• _Material for this exercise_:
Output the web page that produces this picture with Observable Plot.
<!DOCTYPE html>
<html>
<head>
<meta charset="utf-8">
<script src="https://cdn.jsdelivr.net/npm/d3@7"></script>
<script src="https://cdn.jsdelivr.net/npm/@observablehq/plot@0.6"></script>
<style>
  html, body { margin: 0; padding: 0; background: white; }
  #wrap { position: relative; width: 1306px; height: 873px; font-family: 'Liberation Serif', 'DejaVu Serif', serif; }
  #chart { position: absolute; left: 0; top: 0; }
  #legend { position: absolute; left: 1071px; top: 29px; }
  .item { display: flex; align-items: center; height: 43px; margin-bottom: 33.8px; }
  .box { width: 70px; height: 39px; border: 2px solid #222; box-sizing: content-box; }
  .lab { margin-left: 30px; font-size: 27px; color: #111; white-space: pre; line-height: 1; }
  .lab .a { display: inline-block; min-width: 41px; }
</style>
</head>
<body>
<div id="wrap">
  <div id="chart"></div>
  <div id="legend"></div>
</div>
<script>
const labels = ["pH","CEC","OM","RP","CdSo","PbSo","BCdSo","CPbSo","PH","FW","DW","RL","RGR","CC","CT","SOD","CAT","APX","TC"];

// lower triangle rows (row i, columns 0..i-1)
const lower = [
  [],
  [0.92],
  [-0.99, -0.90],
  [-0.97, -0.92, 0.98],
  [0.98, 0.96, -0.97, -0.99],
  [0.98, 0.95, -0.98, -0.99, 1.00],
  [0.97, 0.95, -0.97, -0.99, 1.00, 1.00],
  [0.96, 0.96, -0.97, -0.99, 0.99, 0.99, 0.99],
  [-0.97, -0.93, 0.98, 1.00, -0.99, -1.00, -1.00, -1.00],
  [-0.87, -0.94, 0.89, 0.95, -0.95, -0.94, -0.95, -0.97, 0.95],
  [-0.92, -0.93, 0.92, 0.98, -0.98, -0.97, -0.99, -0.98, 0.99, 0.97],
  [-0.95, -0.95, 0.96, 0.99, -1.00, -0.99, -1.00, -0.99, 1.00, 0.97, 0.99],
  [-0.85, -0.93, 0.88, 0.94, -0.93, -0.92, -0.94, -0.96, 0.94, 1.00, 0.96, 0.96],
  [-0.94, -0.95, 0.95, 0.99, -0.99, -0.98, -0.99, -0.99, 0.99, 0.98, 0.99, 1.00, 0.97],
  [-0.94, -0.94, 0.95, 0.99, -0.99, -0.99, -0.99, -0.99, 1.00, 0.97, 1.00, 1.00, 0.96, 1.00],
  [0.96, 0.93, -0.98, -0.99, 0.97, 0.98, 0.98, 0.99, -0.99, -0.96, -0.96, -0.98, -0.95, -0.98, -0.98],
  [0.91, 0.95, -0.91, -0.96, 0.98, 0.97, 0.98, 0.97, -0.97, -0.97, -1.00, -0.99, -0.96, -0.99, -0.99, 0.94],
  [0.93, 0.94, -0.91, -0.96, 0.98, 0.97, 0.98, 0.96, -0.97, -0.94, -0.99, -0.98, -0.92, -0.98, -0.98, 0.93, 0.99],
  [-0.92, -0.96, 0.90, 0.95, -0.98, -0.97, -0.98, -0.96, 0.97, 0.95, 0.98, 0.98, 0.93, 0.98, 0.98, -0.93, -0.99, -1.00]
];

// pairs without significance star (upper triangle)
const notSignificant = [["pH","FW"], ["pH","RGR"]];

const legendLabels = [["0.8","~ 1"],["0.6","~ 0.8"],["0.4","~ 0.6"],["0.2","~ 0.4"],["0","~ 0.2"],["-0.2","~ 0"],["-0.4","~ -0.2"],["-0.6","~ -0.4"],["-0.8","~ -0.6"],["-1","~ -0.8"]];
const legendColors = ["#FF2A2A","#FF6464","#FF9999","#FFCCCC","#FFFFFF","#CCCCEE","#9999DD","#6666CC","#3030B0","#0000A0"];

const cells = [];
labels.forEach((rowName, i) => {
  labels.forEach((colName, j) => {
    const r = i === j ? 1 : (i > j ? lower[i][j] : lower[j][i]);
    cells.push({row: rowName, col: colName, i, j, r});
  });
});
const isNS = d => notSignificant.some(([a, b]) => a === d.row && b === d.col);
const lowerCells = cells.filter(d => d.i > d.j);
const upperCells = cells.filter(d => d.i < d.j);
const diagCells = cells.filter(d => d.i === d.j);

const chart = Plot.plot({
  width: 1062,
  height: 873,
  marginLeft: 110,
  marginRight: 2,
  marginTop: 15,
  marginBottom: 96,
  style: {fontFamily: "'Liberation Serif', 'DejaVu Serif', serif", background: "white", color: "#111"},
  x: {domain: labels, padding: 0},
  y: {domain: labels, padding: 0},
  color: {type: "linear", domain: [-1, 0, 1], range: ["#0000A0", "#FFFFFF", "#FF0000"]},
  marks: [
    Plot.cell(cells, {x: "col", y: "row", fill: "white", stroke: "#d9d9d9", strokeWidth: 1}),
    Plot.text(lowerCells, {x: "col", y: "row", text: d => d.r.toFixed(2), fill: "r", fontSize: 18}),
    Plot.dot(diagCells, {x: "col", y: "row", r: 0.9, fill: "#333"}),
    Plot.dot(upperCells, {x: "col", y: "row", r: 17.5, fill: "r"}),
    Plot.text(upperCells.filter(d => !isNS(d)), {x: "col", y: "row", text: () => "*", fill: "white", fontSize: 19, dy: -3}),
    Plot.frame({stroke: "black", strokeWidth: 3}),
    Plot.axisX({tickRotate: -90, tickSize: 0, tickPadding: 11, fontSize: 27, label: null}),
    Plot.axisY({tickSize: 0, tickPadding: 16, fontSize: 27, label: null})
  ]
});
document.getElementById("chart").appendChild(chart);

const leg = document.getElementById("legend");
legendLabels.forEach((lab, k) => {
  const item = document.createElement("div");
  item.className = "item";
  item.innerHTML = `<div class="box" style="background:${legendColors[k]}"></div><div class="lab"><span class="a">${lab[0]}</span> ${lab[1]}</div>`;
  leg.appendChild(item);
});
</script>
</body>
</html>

---

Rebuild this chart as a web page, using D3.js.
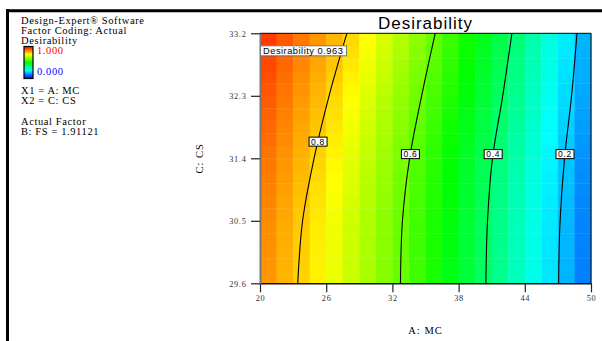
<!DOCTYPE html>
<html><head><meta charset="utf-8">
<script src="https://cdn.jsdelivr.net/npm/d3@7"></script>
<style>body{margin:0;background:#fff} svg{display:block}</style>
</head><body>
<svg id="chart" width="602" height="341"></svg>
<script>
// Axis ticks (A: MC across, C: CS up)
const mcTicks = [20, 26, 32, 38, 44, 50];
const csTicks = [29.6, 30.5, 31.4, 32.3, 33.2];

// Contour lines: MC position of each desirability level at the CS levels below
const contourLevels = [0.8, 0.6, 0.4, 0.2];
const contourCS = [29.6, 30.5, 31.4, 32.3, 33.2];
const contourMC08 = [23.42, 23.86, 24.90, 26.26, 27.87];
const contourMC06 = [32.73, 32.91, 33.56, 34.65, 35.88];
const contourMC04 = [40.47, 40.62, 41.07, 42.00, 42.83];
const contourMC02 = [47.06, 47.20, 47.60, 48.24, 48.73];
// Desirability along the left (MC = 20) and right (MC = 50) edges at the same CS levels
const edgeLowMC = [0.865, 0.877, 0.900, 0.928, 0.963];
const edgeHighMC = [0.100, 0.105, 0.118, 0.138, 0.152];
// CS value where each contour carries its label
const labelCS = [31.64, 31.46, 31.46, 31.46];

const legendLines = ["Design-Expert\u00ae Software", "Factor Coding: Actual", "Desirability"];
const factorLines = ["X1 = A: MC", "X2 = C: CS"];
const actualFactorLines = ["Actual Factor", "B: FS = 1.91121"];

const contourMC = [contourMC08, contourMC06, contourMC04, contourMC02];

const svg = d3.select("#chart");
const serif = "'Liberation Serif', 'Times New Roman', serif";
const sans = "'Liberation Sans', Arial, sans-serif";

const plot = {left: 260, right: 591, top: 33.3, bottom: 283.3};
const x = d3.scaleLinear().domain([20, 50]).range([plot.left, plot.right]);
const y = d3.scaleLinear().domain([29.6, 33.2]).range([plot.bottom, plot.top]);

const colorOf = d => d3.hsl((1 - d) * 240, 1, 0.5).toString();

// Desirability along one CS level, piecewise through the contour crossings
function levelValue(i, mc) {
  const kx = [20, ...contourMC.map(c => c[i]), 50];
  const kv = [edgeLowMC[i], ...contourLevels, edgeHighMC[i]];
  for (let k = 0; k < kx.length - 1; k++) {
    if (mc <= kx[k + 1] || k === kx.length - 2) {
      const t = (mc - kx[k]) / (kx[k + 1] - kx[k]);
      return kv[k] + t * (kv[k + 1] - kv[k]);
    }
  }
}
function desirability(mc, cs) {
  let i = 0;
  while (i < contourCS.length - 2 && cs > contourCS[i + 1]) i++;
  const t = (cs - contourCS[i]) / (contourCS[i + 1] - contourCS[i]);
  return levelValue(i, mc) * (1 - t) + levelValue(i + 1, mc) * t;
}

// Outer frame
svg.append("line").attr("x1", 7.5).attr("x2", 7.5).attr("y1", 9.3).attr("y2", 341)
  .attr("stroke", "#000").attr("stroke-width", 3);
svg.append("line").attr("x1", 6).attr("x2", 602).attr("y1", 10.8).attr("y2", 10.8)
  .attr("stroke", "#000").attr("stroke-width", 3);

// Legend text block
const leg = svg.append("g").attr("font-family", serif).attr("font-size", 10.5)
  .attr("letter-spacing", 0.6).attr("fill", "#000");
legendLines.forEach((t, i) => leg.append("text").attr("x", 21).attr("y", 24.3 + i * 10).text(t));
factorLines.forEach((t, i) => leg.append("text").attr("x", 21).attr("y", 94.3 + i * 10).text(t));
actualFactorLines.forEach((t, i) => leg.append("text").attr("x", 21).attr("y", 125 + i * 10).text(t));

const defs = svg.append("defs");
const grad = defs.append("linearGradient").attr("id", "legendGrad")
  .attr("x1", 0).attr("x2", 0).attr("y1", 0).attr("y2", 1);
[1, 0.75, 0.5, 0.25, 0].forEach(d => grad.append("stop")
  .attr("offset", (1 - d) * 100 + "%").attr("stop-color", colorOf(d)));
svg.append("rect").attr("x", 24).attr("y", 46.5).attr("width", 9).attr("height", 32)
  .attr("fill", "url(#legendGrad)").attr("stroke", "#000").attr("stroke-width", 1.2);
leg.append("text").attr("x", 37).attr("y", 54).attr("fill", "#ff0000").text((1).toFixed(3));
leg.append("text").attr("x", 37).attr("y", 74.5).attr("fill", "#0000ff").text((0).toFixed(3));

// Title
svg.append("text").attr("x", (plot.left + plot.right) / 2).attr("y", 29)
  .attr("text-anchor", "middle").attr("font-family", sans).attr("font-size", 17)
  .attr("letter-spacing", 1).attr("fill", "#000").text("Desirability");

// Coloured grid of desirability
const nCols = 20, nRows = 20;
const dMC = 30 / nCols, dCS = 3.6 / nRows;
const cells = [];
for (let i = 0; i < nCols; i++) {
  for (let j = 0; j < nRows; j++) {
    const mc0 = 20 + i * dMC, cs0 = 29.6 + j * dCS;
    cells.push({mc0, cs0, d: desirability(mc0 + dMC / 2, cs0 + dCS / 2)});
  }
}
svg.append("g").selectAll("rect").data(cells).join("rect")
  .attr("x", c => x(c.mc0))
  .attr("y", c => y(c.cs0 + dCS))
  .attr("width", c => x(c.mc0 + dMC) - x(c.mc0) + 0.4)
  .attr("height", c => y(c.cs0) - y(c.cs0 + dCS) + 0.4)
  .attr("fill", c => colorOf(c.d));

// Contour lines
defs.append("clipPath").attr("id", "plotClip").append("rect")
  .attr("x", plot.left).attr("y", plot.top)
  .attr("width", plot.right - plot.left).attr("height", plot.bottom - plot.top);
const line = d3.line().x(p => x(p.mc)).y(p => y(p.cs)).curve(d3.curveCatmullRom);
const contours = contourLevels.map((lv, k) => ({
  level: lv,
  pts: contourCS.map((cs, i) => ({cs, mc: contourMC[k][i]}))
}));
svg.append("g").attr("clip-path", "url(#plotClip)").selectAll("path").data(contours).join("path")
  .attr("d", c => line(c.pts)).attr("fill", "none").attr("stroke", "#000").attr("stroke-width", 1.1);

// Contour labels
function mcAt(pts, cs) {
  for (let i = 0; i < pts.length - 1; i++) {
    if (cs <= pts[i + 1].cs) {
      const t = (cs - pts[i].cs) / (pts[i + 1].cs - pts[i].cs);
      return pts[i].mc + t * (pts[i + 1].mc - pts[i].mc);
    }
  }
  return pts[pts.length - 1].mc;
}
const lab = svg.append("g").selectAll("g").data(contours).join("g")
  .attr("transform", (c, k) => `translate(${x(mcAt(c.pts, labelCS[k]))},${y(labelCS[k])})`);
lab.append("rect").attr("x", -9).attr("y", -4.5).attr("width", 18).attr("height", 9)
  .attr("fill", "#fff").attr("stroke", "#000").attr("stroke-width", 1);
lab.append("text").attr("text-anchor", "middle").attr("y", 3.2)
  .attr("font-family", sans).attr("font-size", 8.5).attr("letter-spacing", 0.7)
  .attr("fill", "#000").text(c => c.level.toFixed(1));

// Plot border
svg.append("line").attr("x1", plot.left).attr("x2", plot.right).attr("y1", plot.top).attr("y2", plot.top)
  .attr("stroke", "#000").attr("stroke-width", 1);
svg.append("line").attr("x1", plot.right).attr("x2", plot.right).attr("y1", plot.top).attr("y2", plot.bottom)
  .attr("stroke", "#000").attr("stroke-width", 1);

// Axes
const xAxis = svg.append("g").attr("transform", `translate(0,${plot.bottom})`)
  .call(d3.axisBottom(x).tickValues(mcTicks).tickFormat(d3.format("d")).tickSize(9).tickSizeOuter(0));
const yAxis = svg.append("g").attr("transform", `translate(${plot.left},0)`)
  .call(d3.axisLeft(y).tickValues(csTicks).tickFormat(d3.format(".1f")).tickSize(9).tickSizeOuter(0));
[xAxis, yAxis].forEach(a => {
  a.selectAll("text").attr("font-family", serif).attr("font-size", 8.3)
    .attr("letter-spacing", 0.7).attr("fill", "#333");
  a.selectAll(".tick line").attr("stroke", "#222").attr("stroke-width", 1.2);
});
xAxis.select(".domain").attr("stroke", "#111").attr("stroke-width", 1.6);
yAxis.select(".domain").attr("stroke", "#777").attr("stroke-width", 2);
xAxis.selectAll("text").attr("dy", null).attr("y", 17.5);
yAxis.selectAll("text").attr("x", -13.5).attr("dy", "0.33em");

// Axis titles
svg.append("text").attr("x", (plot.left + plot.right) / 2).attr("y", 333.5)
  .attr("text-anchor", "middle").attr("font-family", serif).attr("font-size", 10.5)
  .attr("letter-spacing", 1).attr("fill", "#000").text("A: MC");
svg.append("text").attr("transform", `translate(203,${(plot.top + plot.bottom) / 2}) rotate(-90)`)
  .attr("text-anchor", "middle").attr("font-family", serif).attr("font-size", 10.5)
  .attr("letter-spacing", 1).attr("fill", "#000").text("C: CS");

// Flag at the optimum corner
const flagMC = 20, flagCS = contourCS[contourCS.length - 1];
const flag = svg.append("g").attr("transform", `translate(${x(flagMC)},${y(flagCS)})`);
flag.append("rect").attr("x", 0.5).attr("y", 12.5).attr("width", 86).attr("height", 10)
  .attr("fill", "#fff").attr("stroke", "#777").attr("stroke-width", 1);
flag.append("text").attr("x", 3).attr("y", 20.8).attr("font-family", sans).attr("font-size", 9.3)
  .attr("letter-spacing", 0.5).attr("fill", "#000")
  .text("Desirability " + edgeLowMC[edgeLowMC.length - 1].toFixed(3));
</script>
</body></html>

--

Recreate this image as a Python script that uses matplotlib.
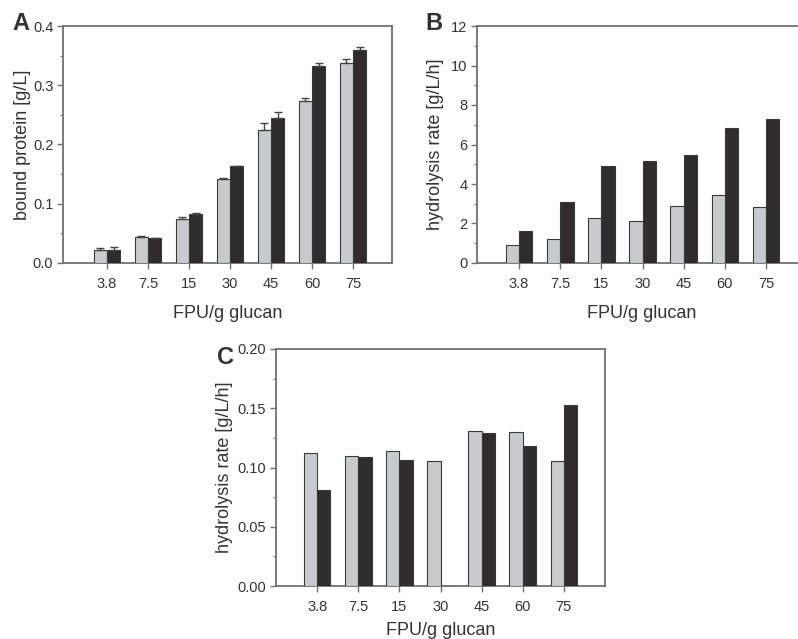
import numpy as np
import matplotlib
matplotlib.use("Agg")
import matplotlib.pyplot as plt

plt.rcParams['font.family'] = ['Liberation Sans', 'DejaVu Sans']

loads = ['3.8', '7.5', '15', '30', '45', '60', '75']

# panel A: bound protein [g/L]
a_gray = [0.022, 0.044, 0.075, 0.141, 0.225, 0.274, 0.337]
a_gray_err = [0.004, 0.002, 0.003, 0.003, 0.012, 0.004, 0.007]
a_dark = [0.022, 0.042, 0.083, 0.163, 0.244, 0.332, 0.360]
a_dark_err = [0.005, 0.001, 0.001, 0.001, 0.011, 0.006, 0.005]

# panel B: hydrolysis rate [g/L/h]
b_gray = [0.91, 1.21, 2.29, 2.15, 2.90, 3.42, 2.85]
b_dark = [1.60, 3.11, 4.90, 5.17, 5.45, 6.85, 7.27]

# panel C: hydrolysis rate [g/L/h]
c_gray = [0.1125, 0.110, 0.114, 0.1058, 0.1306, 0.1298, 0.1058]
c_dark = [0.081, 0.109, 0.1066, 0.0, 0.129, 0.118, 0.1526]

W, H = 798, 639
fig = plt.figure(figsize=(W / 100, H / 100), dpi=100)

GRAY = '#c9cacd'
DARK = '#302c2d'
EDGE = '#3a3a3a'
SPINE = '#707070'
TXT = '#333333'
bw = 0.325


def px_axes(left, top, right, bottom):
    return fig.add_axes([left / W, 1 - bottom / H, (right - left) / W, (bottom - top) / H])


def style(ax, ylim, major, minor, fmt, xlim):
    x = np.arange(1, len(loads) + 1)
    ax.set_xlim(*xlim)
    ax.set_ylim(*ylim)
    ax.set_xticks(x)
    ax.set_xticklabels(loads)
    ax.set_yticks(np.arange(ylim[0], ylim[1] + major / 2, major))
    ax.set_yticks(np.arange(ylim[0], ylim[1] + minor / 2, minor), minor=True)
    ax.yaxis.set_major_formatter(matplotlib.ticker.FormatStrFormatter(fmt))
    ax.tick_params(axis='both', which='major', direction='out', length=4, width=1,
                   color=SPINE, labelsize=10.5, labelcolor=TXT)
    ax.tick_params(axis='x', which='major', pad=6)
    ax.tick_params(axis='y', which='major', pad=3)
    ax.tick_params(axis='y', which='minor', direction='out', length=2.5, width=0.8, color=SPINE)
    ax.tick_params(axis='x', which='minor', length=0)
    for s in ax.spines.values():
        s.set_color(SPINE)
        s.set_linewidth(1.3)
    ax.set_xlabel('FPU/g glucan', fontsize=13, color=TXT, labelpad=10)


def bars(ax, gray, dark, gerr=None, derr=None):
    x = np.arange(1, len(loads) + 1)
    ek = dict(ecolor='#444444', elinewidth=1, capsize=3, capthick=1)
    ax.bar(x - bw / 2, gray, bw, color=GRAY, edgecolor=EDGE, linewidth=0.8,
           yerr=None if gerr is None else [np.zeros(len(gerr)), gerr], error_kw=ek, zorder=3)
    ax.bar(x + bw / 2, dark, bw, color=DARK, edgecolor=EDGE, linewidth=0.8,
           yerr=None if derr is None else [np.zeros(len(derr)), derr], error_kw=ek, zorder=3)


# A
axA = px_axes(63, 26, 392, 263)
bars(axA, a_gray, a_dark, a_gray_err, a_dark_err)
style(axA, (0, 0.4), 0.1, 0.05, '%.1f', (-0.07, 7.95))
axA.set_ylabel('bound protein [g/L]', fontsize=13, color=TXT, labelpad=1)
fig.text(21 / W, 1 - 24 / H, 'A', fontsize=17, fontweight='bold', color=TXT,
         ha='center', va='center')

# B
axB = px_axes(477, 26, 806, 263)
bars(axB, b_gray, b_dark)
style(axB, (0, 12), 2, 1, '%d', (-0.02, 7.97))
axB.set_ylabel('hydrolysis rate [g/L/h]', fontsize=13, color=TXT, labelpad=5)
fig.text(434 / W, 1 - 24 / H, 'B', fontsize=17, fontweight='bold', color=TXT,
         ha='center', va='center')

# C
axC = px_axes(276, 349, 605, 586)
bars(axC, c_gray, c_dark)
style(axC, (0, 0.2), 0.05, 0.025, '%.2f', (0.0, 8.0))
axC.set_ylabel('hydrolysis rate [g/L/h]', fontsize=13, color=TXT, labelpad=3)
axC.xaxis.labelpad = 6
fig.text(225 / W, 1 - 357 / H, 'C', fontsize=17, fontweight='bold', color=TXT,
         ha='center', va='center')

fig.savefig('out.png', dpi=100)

• _Task directions_: Only the lines between the one with "Recreate this image" and the one with "loads = ['3.8', '7.5', '15', '30', '45', '60', '75']", those two included, get copied from the material above. Keep it exact and free of pictures.

• _Solution for this exercise_:
Recreate this image as a Python script that uses matplotlib.
import numpy as np
import matplotlib
matplotlib.use("Agg")
import matplotlib.pyplot as plt

plt.rcParams['font.family'] = ['Liberation Sans', 'DejaVu Sans']

loads = ['3.8', '7.5', '15', '30', '45', '60', '75']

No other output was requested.